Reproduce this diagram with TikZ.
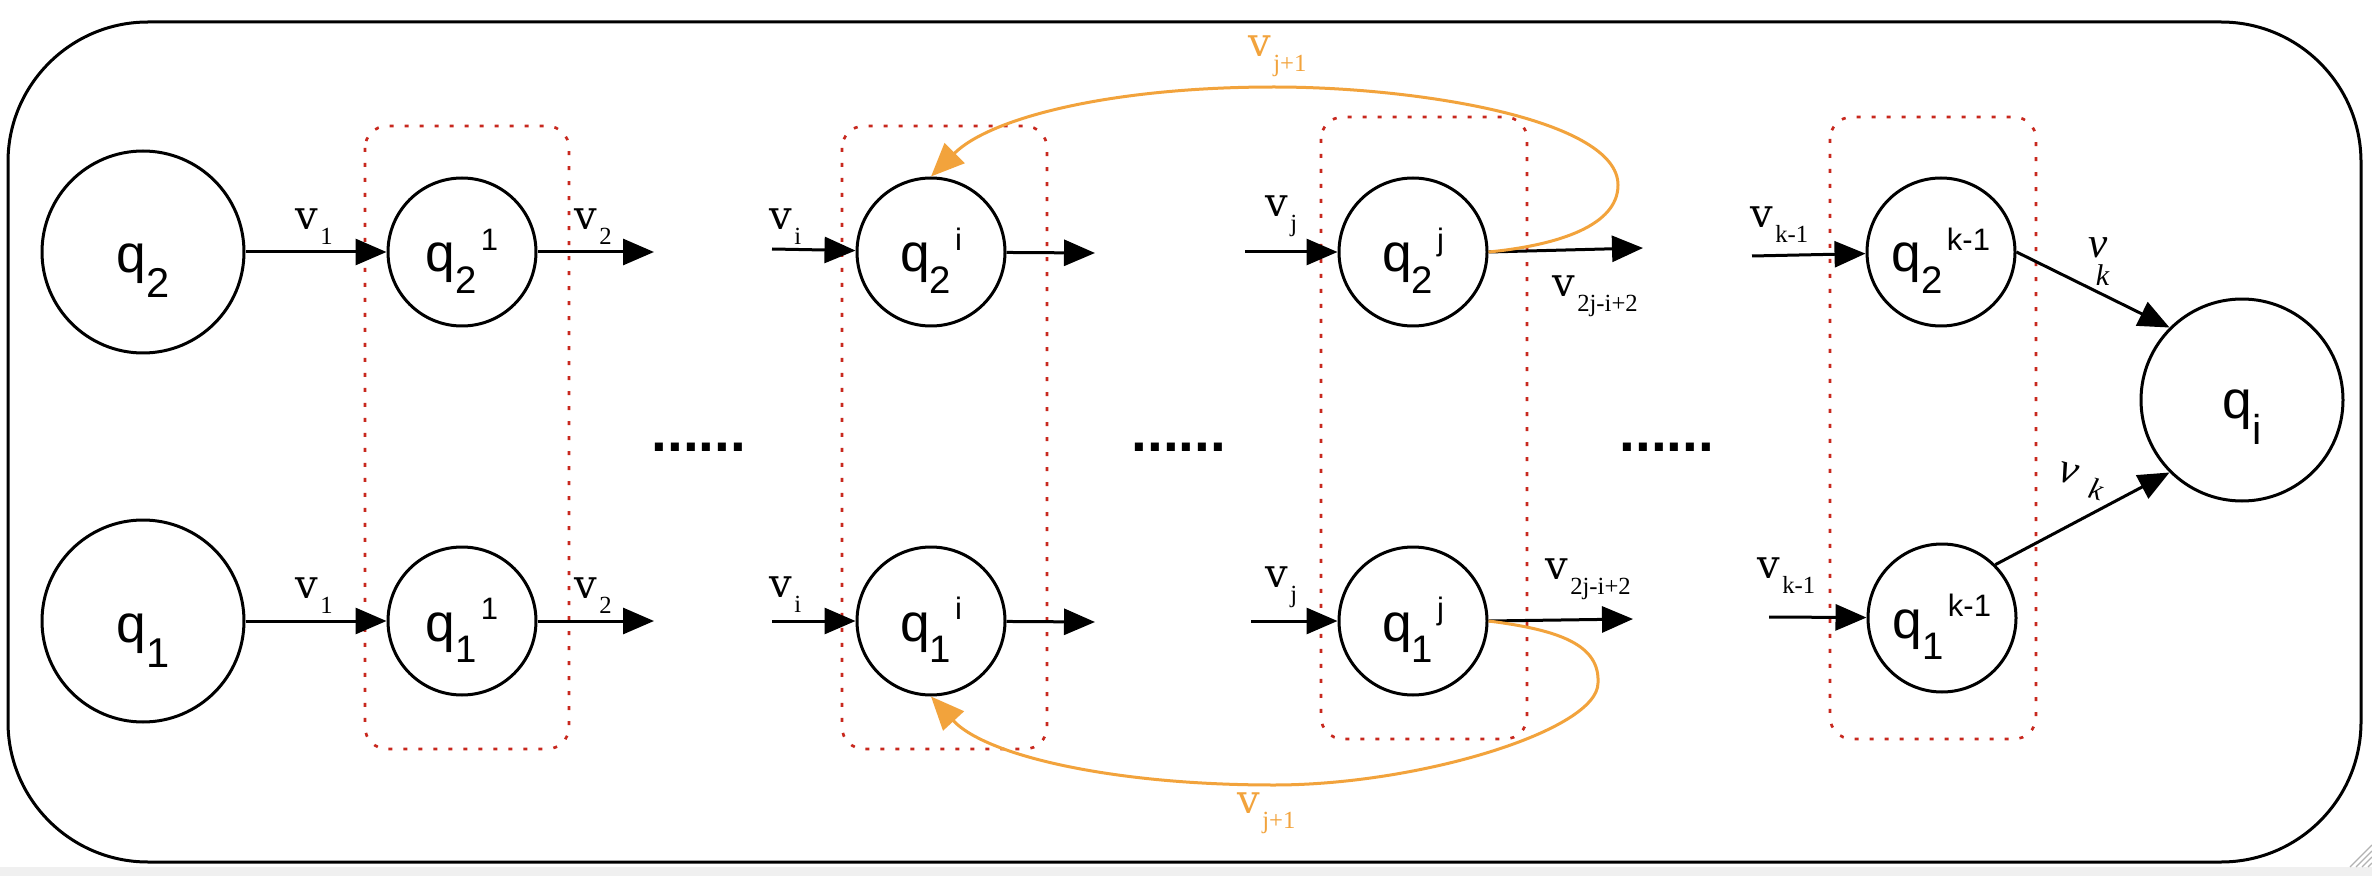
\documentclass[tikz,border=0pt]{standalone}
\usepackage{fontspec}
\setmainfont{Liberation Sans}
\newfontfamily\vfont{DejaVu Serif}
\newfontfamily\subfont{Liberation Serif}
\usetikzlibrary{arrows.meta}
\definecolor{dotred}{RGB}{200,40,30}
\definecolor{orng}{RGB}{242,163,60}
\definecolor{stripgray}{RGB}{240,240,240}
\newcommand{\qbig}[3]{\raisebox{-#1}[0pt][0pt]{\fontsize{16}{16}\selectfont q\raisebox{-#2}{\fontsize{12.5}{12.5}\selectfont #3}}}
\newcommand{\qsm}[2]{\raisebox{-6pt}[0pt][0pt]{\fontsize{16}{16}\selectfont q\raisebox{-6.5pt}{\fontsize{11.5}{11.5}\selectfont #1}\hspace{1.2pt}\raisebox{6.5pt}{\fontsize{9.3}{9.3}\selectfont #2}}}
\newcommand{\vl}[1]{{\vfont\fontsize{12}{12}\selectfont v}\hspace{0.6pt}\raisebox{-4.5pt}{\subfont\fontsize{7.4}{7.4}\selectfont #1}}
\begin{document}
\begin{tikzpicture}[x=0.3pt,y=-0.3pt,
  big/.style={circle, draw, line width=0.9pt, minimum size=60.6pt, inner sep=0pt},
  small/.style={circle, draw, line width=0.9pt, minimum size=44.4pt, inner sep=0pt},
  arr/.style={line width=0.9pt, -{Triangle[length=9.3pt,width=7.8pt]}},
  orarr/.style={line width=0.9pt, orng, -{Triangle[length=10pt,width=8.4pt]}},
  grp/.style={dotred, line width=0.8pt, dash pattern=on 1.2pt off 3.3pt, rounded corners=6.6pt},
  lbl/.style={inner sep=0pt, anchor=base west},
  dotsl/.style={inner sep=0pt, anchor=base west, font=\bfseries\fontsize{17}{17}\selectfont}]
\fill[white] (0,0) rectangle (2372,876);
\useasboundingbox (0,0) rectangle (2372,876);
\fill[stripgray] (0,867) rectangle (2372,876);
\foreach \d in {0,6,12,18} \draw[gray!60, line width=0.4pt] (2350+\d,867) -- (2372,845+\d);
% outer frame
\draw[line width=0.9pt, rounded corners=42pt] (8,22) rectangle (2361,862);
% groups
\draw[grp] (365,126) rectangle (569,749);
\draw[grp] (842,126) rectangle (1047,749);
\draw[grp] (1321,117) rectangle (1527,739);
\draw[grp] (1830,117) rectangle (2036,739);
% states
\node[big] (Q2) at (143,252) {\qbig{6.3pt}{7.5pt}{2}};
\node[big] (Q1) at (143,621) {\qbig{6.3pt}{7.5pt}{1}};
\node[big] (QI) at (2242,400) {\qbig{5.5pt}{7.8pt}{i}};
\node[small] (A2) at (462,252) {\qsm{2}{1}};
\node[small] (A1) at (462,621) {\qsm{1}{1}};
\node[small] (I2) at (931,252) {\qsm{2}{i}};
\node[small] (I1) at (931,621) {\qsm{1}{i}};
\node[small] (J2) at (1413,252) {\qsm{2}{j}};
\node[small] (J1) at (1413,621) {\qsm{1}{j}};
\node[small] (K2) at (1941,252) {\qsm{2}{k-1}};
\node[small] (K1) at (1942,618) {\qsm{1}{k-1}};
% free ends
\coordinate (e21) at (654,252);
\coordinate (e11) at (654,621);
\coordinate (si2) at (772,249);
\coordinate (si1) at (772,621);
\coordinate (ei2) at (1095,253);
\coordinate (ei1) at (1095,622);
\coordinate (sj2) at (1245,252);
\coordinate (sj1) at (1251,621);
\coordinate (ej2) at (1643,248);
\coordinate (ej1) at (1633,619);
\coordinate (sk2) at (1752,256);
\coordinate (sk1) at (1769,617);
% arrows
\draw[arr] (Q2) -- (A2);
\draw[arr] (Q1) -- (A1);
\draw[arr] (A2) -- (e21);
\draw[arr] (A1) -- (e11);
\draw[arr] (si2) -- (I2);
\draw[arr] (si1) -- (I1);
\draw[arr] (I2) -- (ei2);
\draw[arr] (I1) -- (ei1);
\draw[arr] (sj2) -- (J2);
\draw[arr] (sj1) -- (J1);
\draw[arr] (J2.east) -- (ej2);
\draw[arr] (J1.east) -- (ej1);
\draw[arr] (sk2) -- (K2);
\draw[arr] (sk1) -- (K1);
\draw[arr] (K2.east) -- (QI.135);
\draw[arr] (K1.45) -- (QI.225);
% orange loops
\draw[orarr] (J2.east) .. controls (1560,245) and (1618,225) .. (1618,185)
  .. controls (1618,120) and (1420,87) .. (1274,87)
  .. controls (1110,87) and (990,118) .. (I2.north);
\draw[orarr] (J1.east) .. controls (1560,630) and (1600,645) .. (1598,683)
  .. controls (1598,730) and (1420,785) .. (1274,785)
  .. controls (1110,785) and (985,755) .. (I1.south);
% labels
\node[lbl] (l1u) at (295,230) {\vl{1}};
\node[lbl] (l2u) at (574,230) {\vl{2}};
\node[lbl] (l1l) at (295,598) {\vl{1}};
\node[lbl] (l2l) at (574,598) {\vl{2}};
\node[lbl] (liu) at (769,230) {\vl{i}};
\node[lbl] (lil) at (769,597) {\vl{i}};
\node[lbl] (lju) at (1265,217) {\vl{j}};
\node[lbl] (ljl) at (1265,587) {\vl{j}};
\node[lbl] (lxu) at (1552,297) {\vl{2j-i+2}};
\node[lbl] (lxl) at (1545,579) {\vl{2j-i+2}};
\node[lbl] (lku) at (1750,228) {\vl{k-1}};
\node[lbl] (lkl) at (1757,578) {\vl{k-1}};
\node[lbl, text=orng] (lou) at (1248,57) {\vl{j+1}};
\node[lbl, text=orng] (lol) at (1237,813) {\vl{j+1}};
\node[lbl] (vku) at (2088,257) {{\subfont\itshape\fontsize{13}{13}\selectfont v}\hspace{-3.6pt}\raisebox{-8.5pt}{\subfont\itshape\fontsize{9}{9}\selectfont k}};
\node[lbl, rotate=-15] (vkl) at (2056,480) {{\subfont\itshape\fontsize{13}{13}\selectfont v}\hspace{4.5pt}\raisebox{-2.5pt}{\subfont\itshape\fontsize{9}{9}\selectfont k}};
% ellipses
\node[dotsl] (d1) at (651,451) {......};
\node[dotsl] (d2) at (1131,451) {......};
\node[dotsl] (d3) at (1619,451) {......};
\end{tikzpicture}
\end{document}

PROBLEM:
Quote the material word for word, dropping any images it holds.

RESULT FOR THIS TASK:
Reproduce this diagram with TikZ.
\documentclass[tikz,border=0pt]{standalone}
\usepackage{fontspec}
\setmainfont{Liberation Sans}
\newfontfamily\vfont{DejaVu Serif}
\newfontfamily\subfont{Liberation Serif}
\usetikzlibrary{arrows.meta}
\definecolor{dotred}{RGB}{200,40,30}
\definecolor{orng}{RGB}{242,163,60}
\definecolor{stripgray}{RGB}{240,240,240}
\newcommand{\qbig}[3]{\raisebox{-#1}[0pt][0pt]{\fontsize{16}{16}\selectfont q\raisebox{-#2}{\fontsize{12.5}{12.5}\selectfont #3}}}
\newcommand{\qsm}[2]{\raisebox{-6pt}[0pt][0pt]{\fontsize{16}{16}\selectfont q\raisebox{-6.5pt}{\fontsize{11.5}{11.5}\selectfont #1}\hspace{1.2pt}\raisebox{6.5pt}{\fontsize{9.3}{9.3}\selectfont #2}}}
\newcommand{\vl}[1]{{\vfont\fontsize{12}{12}\selectfont v}\hspace{0.6pt}\raisebox{-4.5pt}{\subfont\fontsize{7.4}{7.4}\selectfont #1}}
\begin{document}
\begin{tikzpicture}[x=0.3pt,y=-0.3pt,
  big/.style={circle, draw, line width=0.9pt, minimum size=60.6pt, inner sep=0pt},
  small/.style={circle, draw, line width=0.9pt, minimum size=44.4pt, inner sep=0pt},
  arr/.style={line width=0.9pt, -{Triangle[length=9.3pt,width=7.8pt]}},
  orarr/.style={line width=0.9pt, orng, -{Triangle[length=10pt,width=8.4pt]}},
  grp/.style={dotred, line width=0.8pt, dash pattern=on 1.2pt off 3.3pt, rounded corners=6.6pt},
  lbl/.style={inner sep=0pt, anchor=base west},
  dotsl/.style={inner sep=0pt, anchor=base west, font=\bfseries\fontsize{17}{17}\selectfont}]
\fill[white] (0,0) rectangle (2372,876);
\useasboundingbox (0,0) rectangle (2372,876);
\fill[stripgray] (0,867) rectangle (2372,876);
\foreach \d in {0,6,12,18} \draw[gray!60, line width=0.4pt] (2350+\d,867) -- (2372,845+\d);
% outer frame
\draw[line width=0.9pt, rounded corners=42pt] (8,22) rectangle (2361,862);
% groups
\draw[grp] (365,126) rectangle (569,749);
\draw[grp] (842,126) rectangle (1047,749);
\draw[grp] (1321,117) rectangle (1527,739);
\draw[grp] (1830,117) rectangle (2036,739);
% states
\node[big] (Q2) at (143,252) {\qbig{6.3pt}{7.5pt}{2}};
\node[big] (Q1) at (143,621) {\qbig{6.3pt}{7.5pt}{1}};
\node[big] (QI) at (2242,400) {\qbig{5.5pt}{7.8pt}{i}};
\node[small] (A2) at (462,252) {\qsm{2}{1}};
\node[small] (A1) at (462,621) {\qsm{1}{1}};
\node[small] (I2) at (931,252) {\qsm{2}{i}};
\node[small] (I1) at (931,621) {\qsm{1}{i}};
\node[small] (J2) at (1413,252) {\qsm{2}{j}};
\node[small] (J1) at (1413,621) {\qsm{1}{j}};
\node[small] (K2) at (1941,252) {\qsm{2}{k-1}};
\node[small] (K1) at (1942,618) {\qsm{1}{k-1}};
% free ends
\coordinate (e21) at (654,252);
\coordinate (e11) at (654,621);
\coordinate (si2) at (772,249);
\coordinate (si1) at (772,621);
\coordinate (ei2) at (1095,253);
\coordinate (ei1) at (1095,622);
\coordinate (sj2) at (1245,252);
\coordinate (sj1) at (1251,621);
\coordinate (ej2) at (1643,248);
\coordinate (ej1) at (1633,619);
\coordinate (sk2) at (1752,256);
\coordinate (sk1) at (1769,617);
% arrows
\draw[arr] (Q2) -- (A2);
\draw[arr] (Q1) -- (A1);
\draw[arr] (A2) -- (e21);
\draw[arr] (A1) -- (e11);
\draw[arr] (si2) -- (I2);
\draw[arr] (si1) -- (I1);
\draw[arr] (I2) -- (ei2);
\draw[arr] (I1) -- (ei1);
\draw[arr] (sj2) -- (J2);
\draw[arr] (sj1) -- (J1);
\draw[arr] (J2.east) -- (ej2);
\draw[arr] (J1.east) -- (ej1);
\draw[arr] (sk2) -- (K2);
\draw[arr] (sk1) -- (K1);
\draw[arr] (K2.east) -- (QI.135);
\draw[arr] (K1.45) -- (QI.225);
% orange loops
\draw[orarr] (J2.east) .. controls (1560,245) and (1618,225) .. (1618,185)
  .. controls (1618,120) and (1420,87) .. (1274,87)
  .. controls (1110,87) and (990,118) .. (I2.north);
\draw[orarr] (J1.east) .. controls (1560,630) and (1600,645) .. (1598,683)
  .. controls (1598,730) and (1420,785) .. (1274,785)
  .. controls (1110,785) and (985,755) .. (I1.south);
% labels
\node[lbl] (l1u) at (295,230) {\vl{1}};
\node[lbl] (l2u) at (574,230) {\vl{2}};
\node[lbl] (l1l) at (295,598) {\vl{1}};
\node[lbl] (l2l) at (574,598) {\vl{2}};
\node[lbl] (liu) at (769,230) {\vl{i}};
\node[lbl] (lil) at (769,597) {\vl{i}};
\node[lbl] (lju) at (1265,217) {\vl{j}};
\node[lbl] (ljl) at (1265,587) {\vl{j}};
\node[lbl] (lxu) at (1552,297) {\vl{2j-i+2}};
\node[lbl] (lxl) at (1545,579) {\vl{2j-i+2}};
\node[lbl] (lku) at (1750,228) {\vl{k-1}};
\node[lbl] (lkl) at (1757,578) {\vl{k-1}};
\node[lbl, text=orng] (lou) at (1248,57) {\vl{j+1}};
\node[lbl, text=orng] (lol) at (1237,813) {\vl{j+1}};
\node[lbl] (vku) at (2088,257) {{\subfont\itshape\fontsize{13}{13}\selectfont v}\hspace{-3.6pt}\raisebox{-8.5pt}{\subfont\itshape\fontsize{9}{9}\selectfont k}};
\node[lbl, rotate=-15] (vkl) at (2056,480) {{\subfont\itshape\fontsize{13}{13}\selectfont v}\hspace{4.5pt}\raisebox{-2.5pt}{\subfont\itshape\fontsize{9}{9}\selectfont k}};
% ellipses
\node[dotsl] (d1) at (651,451) {......};
\node[dotsl] (d2) at (1131,451) {......};
\node[dotsl] (d3) at (1619,451) {......};
\end{tikzpicture}
\end{document}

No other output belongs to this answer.